### Exercise objective
Can you set down, exactly as they appear below, the lines from the opening of the material through the one bearing "PATIENTS WITH CCS</text>", minus the pictures?

### Raw data

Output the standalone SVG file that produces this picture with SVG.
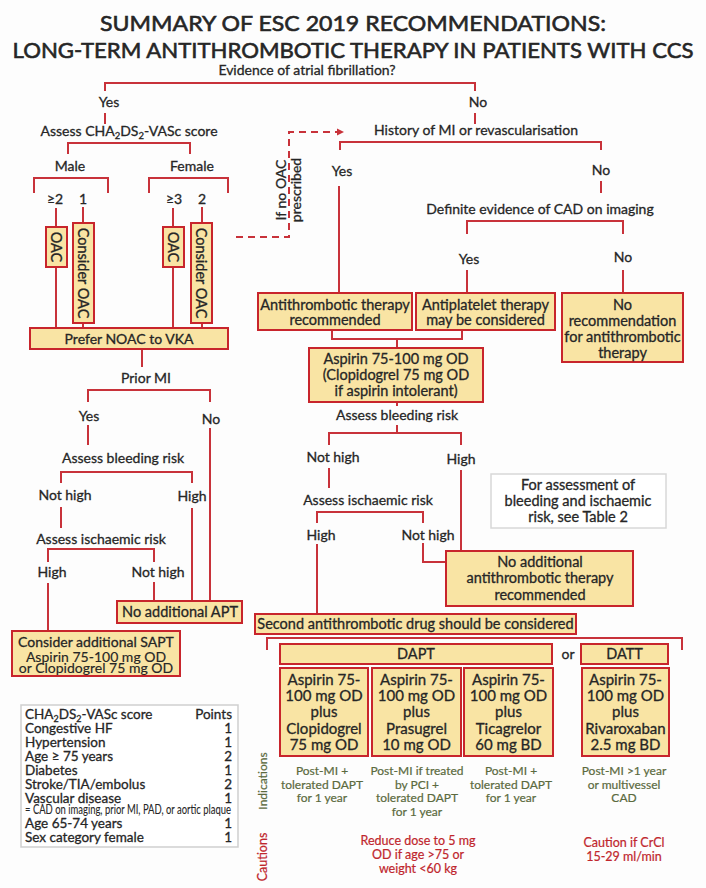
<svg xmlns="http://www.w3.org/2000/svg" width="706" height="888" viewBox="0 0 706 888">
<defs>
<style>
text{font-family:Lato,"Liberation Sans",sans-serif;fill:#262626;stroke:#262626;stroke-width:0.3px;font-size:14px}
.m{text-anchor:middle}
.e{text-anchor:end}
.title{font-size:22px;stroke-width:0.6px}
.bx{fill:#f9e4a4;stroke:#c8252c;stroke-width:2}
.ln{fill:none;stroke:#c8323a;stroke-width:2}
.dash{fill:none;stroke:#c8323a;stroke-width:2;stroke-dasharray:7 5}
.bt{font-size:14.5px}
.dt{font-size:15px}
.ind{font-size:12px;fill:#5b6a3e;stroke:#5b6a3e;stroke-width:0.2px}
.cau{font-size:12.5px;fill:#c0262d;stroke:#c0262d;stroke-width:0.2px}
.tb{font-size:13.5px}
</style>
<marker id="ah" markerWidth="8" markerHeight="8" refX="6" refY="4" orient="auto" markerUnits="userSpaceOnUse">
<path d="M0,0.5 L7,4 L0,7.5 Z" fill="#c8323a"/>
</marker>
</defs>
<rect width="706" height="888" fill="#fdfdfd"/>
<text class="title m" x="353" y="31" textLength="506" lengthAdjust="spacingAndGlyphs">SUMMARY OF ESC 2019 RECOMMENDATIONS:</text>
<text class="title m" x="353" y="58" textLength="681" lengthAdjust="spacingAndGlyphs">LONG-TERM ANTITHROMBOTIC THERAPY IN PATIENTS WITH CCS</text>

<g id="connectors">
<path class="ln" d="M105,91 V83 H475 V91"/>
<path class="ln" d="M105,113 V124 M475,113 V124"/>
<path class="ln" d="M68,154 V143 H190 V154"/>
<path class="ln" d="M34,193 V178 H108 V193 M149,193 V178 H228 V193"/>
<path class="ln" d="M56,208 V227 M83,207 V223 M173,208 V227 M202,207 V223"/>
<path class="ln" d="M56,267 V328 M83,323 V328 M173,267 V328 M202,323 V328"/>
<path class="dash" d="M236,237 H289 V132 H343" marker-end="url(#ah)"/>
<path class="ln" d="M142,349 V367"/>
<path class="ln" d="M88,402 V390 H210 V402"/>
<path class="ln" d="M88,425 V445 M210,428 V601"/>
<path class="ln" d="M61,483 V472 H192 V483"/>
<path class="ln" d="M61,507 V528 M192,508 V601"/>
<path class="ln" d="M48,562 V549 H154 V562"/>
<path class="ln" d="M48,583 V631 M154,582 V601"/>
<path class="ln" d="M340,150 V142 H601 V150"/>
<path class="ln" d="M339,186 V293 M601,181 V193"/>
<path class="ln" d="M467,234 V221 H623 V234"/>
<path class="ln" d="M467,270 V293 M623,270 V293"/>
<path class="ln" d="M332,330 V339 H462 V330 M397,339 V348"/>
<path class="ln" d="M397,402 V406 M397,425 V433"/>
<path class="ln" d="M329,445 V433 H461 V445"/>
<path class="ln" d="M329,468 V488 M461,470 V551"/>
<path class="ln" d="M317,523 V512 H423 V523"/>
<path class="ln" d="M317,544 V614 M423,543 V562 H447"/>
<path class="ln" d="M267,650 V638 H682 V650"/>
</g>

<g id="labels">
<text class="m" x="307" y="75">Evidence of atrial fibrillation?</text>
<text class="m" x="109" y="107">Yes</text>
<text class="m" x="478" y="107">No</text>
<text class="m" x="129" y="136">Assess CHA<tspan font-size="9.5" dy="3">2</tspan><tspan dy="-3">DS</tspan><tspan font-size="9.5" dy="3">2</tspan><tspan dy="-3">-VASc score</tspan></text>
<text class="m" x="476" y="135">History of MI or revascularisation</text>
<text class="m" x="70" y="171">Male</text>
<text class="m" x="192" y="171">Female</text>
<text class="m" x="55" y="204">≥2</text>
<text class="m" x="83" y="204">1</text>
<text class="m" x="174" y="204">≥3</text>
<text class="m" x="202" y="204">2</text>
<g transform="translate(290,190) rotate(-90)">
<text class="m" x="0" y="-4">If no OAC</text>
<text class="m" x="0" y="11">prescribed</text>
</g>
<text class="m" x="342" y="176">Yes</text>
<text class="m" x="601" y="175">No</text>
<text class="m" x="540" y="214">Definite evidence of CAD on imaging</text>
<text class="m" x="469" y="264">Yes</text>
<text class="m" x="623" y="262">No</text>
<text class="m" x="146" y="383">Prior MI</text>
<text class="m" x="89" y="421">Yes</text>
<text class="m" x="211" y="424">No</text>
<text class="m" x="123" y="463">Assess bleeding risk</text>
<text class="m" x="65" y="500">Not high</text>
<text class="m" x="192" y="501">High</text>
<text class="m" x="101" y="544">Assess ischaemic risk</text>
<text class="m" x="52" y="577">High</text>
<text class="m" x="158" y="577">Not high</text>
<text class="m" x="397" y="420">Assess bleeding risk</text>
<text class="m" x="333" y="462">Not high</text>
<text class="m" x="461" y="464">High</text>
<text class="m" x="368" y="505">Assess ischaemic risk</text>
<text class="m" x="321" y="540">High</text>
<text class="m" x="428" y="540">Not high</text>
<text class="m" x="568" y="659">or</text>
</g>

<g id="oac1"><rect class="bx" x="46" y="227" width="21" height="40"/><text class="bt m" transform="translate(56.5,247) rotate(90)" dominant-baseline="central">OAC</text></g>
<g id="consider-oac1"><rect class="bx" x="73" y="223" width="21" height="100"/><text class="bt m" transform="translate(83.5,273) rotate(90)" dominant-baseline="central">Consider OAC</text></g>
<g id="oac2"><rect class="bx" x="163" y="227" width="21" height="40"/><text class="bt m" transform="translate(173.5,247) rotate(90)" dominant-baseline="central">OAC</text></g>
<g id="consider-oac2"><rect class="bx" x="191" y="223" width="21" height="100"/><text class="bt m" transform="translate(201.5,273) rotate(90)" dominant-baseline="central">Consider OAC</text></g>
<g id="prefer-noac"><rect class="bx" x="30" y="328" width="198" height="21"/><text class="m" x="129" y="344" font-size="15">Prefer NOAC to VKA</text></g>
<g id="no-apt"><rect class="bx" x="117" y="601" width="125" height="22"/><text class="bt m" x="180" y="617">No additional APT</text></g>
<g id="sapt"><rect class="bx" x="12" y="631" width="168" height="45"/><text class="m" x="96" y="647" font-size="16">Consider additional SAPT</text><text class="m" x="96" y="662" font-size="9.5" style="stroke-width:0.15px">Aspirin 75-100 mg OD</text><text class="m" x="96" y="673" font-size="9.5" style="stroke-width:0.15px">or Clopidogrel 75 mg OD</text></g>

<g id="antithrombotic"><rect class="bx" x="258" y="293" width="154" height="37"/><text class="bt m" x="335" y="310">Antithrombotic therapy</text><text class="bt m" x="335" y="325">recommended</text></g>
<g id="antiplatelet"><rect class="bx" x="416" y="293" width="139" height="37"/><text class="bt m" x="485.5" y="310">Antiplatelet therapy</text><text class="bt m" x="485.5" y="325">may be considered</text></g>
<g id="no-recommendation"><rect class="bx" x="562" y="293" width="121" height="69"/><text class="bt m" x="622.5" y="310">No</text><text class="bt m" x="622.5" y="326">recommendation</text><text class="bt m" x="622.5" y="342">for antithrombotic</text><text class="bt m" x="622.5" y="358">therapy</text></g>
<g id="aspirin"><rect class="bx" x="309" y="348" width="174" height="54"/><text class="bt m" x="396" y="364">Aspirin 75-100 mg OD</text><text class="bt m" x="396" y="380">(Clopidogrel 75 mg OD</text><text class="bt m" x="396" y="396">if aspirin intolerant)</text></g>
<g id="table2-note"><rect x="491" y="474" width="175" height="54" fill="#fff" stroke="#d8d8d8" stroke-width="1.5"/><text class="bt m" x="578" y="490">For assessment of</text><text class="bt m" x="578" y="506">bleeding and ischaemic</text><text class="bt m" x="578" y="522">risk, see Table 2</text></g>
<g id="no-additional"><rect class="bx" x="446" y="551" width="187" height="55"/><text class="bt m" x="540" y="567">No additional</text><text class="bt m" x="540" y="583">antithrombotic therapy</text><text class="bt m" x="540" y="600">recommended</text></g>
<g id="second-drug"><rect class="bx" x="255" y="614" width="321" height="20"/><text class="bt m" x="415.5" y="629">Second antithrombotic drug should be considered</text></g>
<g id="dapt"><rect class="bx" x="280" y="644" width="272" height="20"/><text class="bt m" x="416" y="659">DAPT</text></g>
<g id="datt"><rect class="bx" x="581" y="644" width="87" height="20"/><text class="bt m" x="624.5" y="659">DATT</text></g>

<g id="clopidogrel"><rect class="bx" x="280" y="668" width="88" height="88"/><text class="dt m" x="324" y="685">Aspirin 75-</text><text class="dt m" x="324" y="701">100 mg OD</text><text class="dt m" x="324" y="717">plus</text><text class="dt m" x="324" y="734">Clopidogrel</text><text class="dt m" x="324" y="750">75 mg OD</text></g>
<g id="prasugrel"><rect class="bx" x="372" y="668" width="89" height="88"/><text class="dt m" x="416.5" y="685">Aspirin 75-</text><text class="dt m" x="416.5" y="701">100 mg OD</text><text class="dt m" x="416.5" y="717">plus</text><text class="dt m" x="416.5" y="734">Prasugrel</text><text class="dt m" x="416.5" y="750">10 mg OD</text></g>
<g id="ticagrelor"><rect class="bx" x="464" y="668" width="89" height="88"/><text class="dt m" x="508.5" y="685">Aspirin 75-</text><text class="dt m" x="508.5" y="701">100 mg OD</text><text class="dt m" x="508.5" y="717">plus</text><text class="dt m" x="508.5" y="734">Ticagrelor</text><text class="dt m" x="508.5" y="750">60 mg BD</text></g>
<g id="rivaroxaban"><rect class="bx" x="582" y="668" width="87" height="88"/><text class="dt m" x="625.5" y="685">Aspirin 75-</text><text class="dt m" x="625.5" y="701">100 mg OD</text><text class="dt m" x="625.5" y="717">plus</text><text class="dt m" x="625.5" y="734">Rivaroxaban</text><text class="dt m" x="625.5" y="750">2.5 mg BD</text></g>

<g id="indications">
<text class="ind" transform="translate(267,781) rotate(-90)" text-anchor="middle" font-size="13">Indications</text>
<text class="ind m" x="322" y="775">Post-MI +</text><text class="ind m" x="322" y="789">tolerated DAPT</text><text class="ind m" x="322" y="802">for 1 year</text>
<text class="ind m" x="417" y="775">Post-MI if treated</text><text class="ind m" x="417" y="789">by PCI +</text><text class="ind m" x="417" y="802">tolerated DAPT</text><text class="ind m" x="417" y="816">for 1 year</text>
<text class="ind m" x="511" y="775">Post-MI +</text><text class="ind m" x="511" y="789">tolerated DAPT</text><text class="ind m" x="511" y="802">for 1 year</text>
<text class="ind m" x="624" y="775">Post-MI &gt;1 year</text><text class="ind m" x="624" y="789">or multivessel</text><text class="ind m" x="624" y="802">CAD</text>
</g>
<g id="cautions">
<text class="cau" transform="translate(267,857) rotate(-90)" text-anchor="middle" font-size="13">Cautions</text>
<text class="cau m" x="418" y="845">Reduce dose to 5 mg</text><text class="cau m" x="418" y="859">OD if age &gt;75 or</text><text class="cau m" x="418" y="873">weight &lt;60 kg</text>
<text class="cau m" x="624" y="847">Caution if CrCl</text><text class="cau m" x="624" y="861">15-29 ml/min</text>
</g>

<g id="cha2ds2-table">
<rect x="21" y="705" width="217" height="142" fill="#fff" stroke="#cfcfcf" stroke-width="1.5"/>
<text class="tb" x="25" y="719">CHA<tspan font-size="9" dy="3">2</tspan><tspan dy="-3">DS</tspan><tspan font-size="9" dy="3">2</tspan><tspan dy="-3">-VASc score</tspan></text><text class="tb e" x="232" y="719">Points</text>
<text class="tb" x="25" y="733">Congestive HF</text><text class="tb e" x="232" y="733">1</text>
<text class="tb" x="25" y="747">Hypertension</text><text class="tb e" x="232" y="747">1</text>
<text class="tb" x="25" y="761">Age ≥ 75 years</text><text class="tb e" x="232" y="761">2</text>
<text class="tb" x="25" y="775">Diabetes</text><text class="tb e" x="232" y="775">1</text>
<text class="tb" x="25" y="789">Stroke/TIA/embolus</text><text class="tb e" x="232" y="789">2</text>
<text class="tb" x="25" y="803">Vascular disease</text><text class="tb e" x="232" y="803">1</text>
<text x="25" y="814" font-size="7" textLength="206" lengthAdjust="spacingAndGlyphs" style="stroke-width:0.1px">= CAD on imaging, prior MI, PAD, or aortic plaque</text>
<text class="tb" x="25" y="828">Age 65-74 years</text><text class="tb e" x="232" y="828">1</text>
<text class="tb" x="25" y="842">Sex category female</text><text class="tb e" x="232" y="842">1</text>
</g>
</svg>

### Answer
Output the standalone SVG file that produces this picture with SVG.
<svg xmlns="http://www.w3.org/2000/svg" width="706" height="888" viewBox="0 0 706 888">
<defs>
<style>
text{font-family:Lato,"Liberation Sans",sans-serif;fill:#262626;stroke:#262626;stroke-width:0.3px;font-size:14px}
.m{text-anchor:middle}
.e{text-anchor:end}
.title{font-size:22px;stroke-width:0.6px}
.bx{fill:#f9e4a4;stroke:#c8252c;stroke-width:2}
.ln{fill:none;stroke:#c8323a;stroke-width:2}
.dash{fill:none;stroke:#c8323a;stroke-width:2;stroke-dasharray:7 5}
.bt{font-size:14.5px}
.dt{font-size:15px}
.ind{font-size:12px;fill:#5b6a3e;stroke:#5b6a3e;stroke-width:0.2px}
.cau{font-size:12.5px;fill:#c0262d;stroke:#c0262d;stroke-width:0.2px}
.tb{font-size:13.5px}
</style>
<marker id="ah" markerWidth="8" markerHeight="8" refX="6" refY="4" orient="auto" markerUnits="userSpaceOnUse">
<path d="M0,0.5 L7,4 L0,7.5 Z" fill="#c8323a"/>
</marker>
</defs>
<rect width="706" height="888" fill="#fdfdfd"/>
<text class="title m" x="353" y="31" textLength="506" lengthAdjust="spacingAndGlyphs">SUMMARY OF ESC 2019 RECOMMENDATIONS:</text>
<text class="title m" x="353" y="58" textLength="681" lengthAdjust="spacingAndGlyphs">LONG-TERM ANTITHROMBOTIC THERAPY IN PATIENTS WITH CCS</text>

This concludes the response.